• **Problem to solve**
Everything from the first line of the data through the line with "const rightTicks = [5, 10, 15, 20, 25, 30];" is to be echoed exactly, minus the pictures.

• **Collected material**
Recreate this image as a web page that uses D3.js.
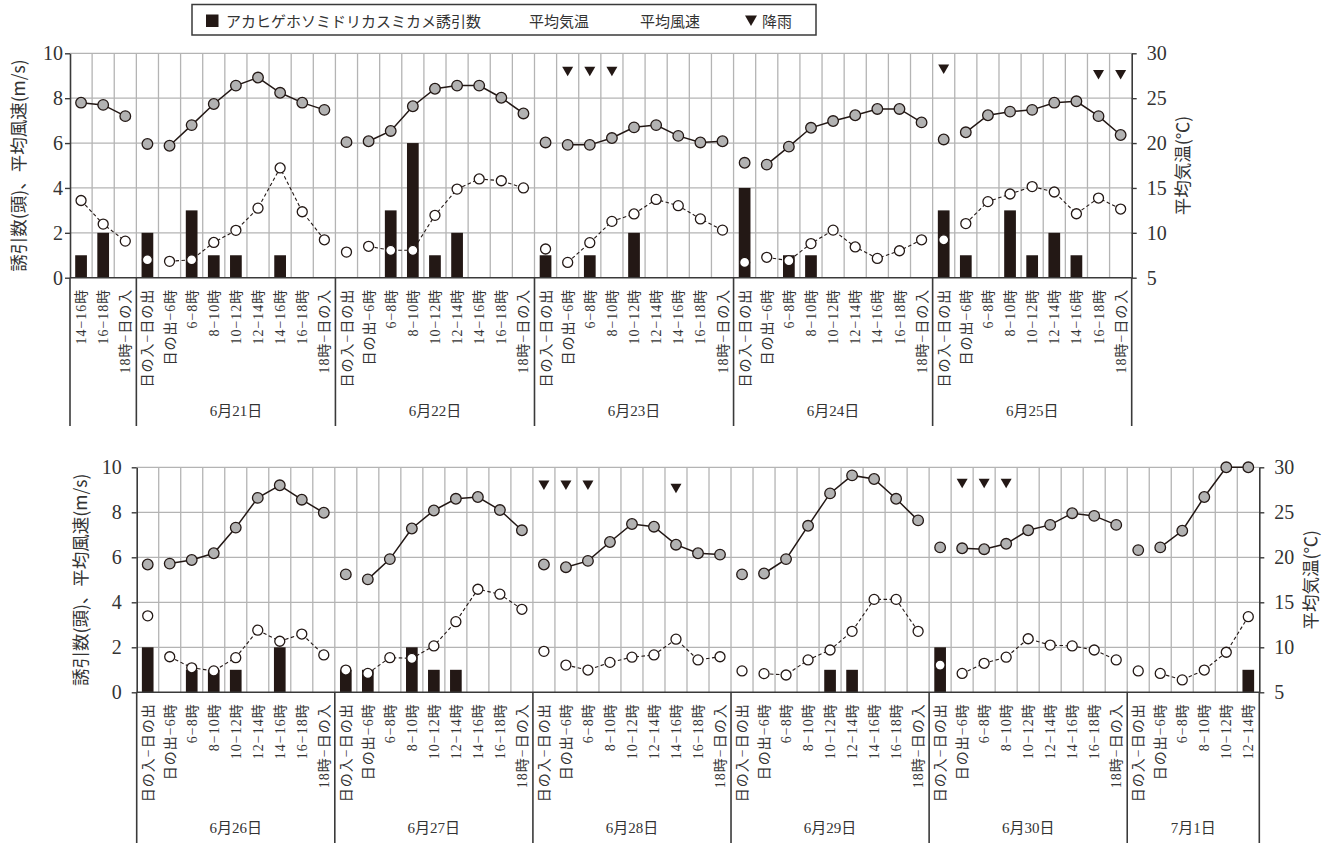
<!DOCTYPE html>
<html><head><meta charset="utf-8">
<script src="https://cdn.jsdelivr.net/npm/d3@7"></script>
<style>body{margin:0;background:#fff}svg{display:block}</style>
</head><body><svg id="c" width="1333" height="843"></svg>
<script>
// ---------------- data ----------------
const dayPeriods = ["日の入−日の出","日の出−6時","6−8時","8−10時","10−12時","12−14時","14−16時","16−18時","18時−日の入"];
const firstDayPeriods = ["14−16時","16−18時","18時−日の入"];
const lastDayPeriods = ["日の入−日の出","日の出−6時","6−8時","8−10時","10−12時","12−14時"];
const nightPeriod = "日の入−日の出";

const topDayLabels = ["", "6月21日", "6月22日", "6月23日", "6月24日", "6月25日"];
const botDayLabels = ["6月26日", "6月27日", "6月28日", "6月29日", "6月30日", "7月1日"];

const leftTicks = [0, 2, 4, 6, 8, 10];
const rightTicks = [5, 10, 15, 20, 25, 30];

const legendLabels = ["アカヒゲホソミドリカスミカメ誘引数", "平均気温", "平均風速", "降雨"];
const leftTitle = "誘引数(頭)、平均風速(m/s)";
const rightTitle = "平均気温(℃)";

// top panel (6/20 afternoon – 6/25)
const topCount = [1,2,0, 2,0,3,1,1,0,1,0,0, 0,0,3,6,1,2,0,0,0, 1,0,1,0,2,0,0,0,0, 4,0,1,1,0,0,0,0,0, 3,1,0,3,1,2,1,0,0];
const topTemp = [24.5,24.25,23.0, 19.9,19.7,22.0,24.35,26.4,27.3,25.6,24.5,23.7, 20.1,20.2,21.35,24.1,26.05,26.4,26.4,25.05,23.3, 20.07,19.8,19.8,20.56,21.75,22.0,20.8,20.07,20.2, 17.8,17.6,19.6,21.7,22.45,23.1,23.8,23.8,22.3, 20.4,21.2,23.1,23.5,23.7,24.5,24.65,23.0,20.9];
const topWind = [3.44,2.39,1.63, 0.80,0.73,0.80,1.57,2.11,3.10,4.89,2.94,1.69, 1.14,1.40,1.22,1.22,2.78,3.95,4.40,4.32,4.00, 1.28,0.68,1.56,2.51,2.84,3.49,3.21,2.62,2.12, 0.68,0.91,0.76,1.52,2.12,1.37,0.86,1.20,1.69, 1.69,2.41,3.39,3.73,4.06,3.82,2.85,3.55,3.06];
const topRain = [null,null,null, null,null,null,null,null,null,null,null,null, null,null,null,null,null,null,null,null,null, null,9.2,9.2,9.2,null,null,null,null,null, null,null,null,null,null,null,null,null,null, 9.3,null,null,null,null,null,null,9.05,9.05];

// bottom panel (6/26 – 7/1 noon)
const botCount = [2,0,1,1,1,0,2,0,0, 1,1,0,2,1,1,0,0,0, 0,0,0,0,0,0,0,0,0, 0,0,0,0,1,1,0,0,0, 2,0,0,0,0,0,0,0,0, 0,0,0,0,0,1];
const botTemp = [19.2,19.3,19.7,20.45,23.3,26.6,28.0,26.4,24.95, 18.1,17.55,19.8,23.2,25.2,26.5,26.7,25.25,23.0, 19.2,18.9,19.6,21.7,23.7,23.4,21.4,20.45,20.3, 18.1,18.2,19.8,23.5,27.1,29.1,28.7,26.5,24.1, 21.1,21.0,20.9,21.5,23.0,23.6,24.9,24.6,23.6, 20.8,21.1,22.95,26.7,30.0,30.0];
const botWind = [3.40,1.58,1.09,0.95,1.54,2.76,2.27,2.59,1.66, 0.99,0.84,1.54,1.51,2.06,3.14,4.58,4.36,3.69, 1.82,1.21,0.99,1.33,1.56,1.66,2.36,1.44,1.58, 0.95,0.83,0.77,1.44,1.88,2.71,4.13,4.13,2.71, 1.21,0.84,1.29,1.56,2.38,2.10,2.06,1.88,1.44, 0.95,0.84,0.55,0.99,1.78,3.36];
const botRain = [null,null,null,null,null,null,null,null,null, null,null,null,null,null,null,null,null,null, 9.21,9.21,9.21,null,null,null,9.07,null,null, null,null,null,null,null,null,null,null,null, null,9.29,9.29,9.29,null,null,null,null,null, null,null,null,null,null,null];

// ---------------- drawing ----------------
const svg = d3.select("#c");
const CJK = "'Noto Sans CJK JP', sans-serif";
const SERIF = "'Liberation Serif', 'Noto Sans CJK JP', serif";
const INK = "#231815";
const GRID = "#b4b4b4";
const AXIS = "#3a3a3a";

function drawPanel(cfg, dayLabels, periodLists, count, temp, wind, rain) {
  const g = svg.append("g");
  const cats = [];
  periodLists.forEach((ps, d) => ps.forEach((p, j) => cats.push({day: d, period: p, key: d + "_" + j, i: cats.length})));
  const x = d3.scaleBand().domain(cats.map(c => c.key)).range([cfg.x0, cfg.x1]);
  const yL = d3.scaleLinear().domain([0, 10]).range([cfg.yB, cfg.yT]);
  const yR = d3.scaleLinear().domain([5, 30]).range([cfg.yB, cfg.yT]);
  const cx = i => x(cats[i].key) + x.bandwidth() / 2;
  const edges = cats.map(c => x(c.key)).concat([cfg.x1]);

  // grid
  g.append("g").selectAll("line").data(edges.slice(1, -1)).join("line")
    .attr("x1", d => d).attr("x2", d => d).attr("y1", cfg.yT).attr("y2", cfg.yB)
    .attr("stroke", GRID).attr("stroke-width", 1.3);
  g.append("g").selectAll("line").data(leftTicks.filter(t => t > 0)).join("line")
    .attr("x1", cfg.x0).attr("x2", cfg.x1).attr("y1", d => yL(d)).attr("y2", d => yL(d))
    .attr("stroke", GRID).attr("stroke-width", 1.3);

  // bars
  const bw = x.bandwidth() * 0.53;
  g.append("g").selectAll("rect").data(cats.filter(c => count[c.i] > 0)).join("rect")
    .attr("x", c => cx(c.i) - bw / 2).attr("width", bw)
    .attr("y", c => yL(count[c.i])).attr("height", c => yL(0) - yL(count[c.i]))
    .attr("fill", INK);

  // line segments per day (night period stands alone)
  const segs = periodLists.map((ps, d) => cats.filter(c => c.day === d && c.period !== nightPeriod));
  const lineT = d3.line().x(c => cx(c.i)).y(c => yR(temp[c.i]));
  const lineW = d3.line().x(c => cx(c.i)).y(c => yL(wind[c.i]));
  g.append("g").selectAll("path").data(segs).join("path")
    .attr("d", lineW).attr("fill", "none").attr("stroke", INK).attr("stroke-width", 1.1)
    .attr("stroke-dasharray", "3.5,2.5");
  g.append("g").selectAll("path").data(segs).join("path")
    .attr("d", lineT).attr("fill", "none").attr("stroke", INK).attr("stroke-width", 1.5);

  // points
  g.append("g").selectAll("circle").data(cats).join("circle")
    .attr("cx", c => cx(c.i)).attr("cy", c => yL(wind[c.i])).attr("r", 5)
    .attr("fill", "#fff").attr("stroke", INK).attr("stroke-width", 1.3);
  g.append("g").selectAll("circle").data(cats).join("circle")
    .attr("cx", c => cx(c.i)).attr("cy", c => yR(temp[c.i])).attr("r", 5.3)
    .attr("fill", "#b2b2b2").attr("stroke", INK).attr("stroke-width", 1.3);

  // rain markers
  g.append("g").selectAll("path").data(cats.filter(c => rain[c.i] != null)).join("path")
    .attr("transform", c => `translate(${cx(c.i)},${yL(rain[c.i])})`)
    .attr("d", "M-5.5,-4.5L5.5,-4.5L0,5Z").attr("fill", INK);

  // axes
  const axL = g.append("g").attr("transform", `translate(${cfg.x0},0)`)
    .call(d3.axisLeft(yL).tickValues(leftTicks).tickSize(5).tickSizeOuter(0).tickPadding(cfg.leftPad));
  const axR = g.append("g").attr("transform", `translate(${cfg.x1},0)`)
    .call(d3.axisRight(yR).tickValues(rightTicks).tickSize(5).tickSizeOuter(0).tickPadding(10));
  [axL, axR].forEach(a => {
    a.select(".domain").attr("stroke", AXIS).attr("stroke-width", 1.6);
    a.selectAll(".tick line").attr("stroke", AXIS).attr("stroke-width", 1.4);
    a.selectAll(".tick text").attr("font-family", SERIF).attr("font-size", 20).attr("fill", "#333");
  });
  g.append("line").attr("x1", cfg.x0).attr("x2", cfg.x1).attr("y1", yL(0)).attr("y2", yL(0))
    .attr("stroke", AXIS).attr("stroke-width", 1.6);

  // category labels
  g.append("g").selectAll("text").data(cats).join("text")
    .attr("transform", c => `translate(${cx(c.i)},${cfg.yB + 11}) rotate(-90)`)
    .attr("text-anchor", "end").attr("dy", "0.36em")
    .attr("font-family", SERIF).attr("font-size", 14).attr("letter-spacing", 1).attr("fill", "#333")
    .text(c => c.period);

  // day separators & labels
  const dayStart = periodLists.map((ps, d) => x(cats.find(c => c.day === d).key));
  const seps = dayStart.concat([cfg.x1]);
  g.append("g").selectAll("line").data(seps).join("line")
    .attr("x1", d => d).attr("x2", d => d).attr("y1", cfg.yB).attr("y2", cfg.sepB)
    .attr("stroke", AXIS).attr("stroke-width", 1.6);
  g.append("g").selectAll("text").data(dayLabels).join("text")
    .attr("x", (d, k) => (seps[k] + seps[k + 1]) / 2).attr("y", cfg.dayY)
    .attr("text-anchor", "middle").attr("dominant-baseline", "central")
    .attr("font-family", SERIF).attr("font-size", 15).attr("fill", "#333")
    .text(d => d);

  // axis titles
  g.append("text").attr("transform", `translate(${cfg.x0 - cfg.leftTitleOff},${(cfg.yT + cfg.yB) / 2}) rotate(-90)`)
    .attr("text-anchor", "middle").attr("dominant-baseline", "central")
    .attr("font-family", CJK).attr("font-size", 17.5).attr("fill", "#333").text(leftTitle);
  g.append("text").attr("transform", `translate(${cfg.x1 + 50},${(cfg.yT + cfg.yB) / 2}) rotate(-90)`)
    .attr("text-anchor", "middle").attr("dominant-baseline", "central")
    .attr("font-family", CJK).attr("font-size", 17.5).attr("fill", "#333").text(rightTitle);
}

const topPeriods = [firstDayPeriods, dayPeriods, dayPeriods, dayPeriods, dayPeriods, dayPeriods];
const botPeriods = [dayPeriods, dayPeriods, dayPeriods, dayPeriods, dayPeriods, lastDayPeriods];

drawPanel({x0: 70, x1: 1131.7, yT: 53.3, yB: 277.7, sepB: 426, dayY: 411, leftPad: 2, leftTitleOff: 53},
  topDayLabels, topPeriods, topCount, topTemp, topWind, topRain);
drawPanel({x0: 136.7, x1: 1259.3, yT: 467.3, yB: 692.3, sepB: 843, dayY: 828, leftPad: 10, leftTitleOff: 57},
  botDayLabels, botPeriods, botCount, botTemp, botWind, botRain);

// legend
const lg = svg.append("g");
lg.append("rect").attr("x", 192).attr("y", 4.5).attr("width", 624).attr("height", 30.5)
  .attr("fill", "#fff").attr("stroke", AXIS).attr("stroke-width", 1.5);
lg.append("rect").attr("x", 206).attr("y", 14.5).attr("width", 12.5).attr("height", 12.5).attr("fill", INK);
const legX = [226, 529, 640, 762];
lg.selectAll("text").data(legendLabels).join("text")
  .attr("x", (d, k) => legX[k]).attr("y", 20.5).attr("dominant-baseline", "central")
  .attr("font-family", CJK).attr("font-size", 15).attr("fill", "#333").text(d => d);
lg.append("path").attr("transform", "translate(751,20.5)").attr("d", "M-6,-5L6,-5L0,5.5Z").attr("fill", INK);
</script>
</body></html>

• **Full solution**
Recreate this image as a web page that uses D3.js.
<!DOCTYPE html>
<html><head><meta charset="utf-8">
<script src="https://cdn.jsdelivr.net/npm/d3@7"></script>
<style>body{margin:0;background:#fff}svg{display:block}</style>
</head><body><svg id="c" width="1333" height="843"></svg>
<script>
// ---------------- data ----------------
const dayPeriods = ["日の入−日の出","日の出−6時","6−8時","8−10時","10−12時","12−14時","14−16時","16−18時","18時−日の入"];
const firstDayPeriods = ["14−16時","16−18時","18時−日の入"];
const lastDayPeriods = ["日の入−日の出","日の出−6時","6−8時","8−10時","10−12時","12−14時"];
const nightPeriod = "日の入−日の出";

const topDayLabels = ["", "6月21日", "6月22日", "6月23日", "6月24日", "6月25日"];
const botDayLabels = ["6月26日", "6月27日", "6月28日", "6月29日", "6月30日", "7月1日"];

const leftTicks = [0, 2, 4, 6, 8, 10];
const rightTicks = [5, 10, 15, 20, 25, 30];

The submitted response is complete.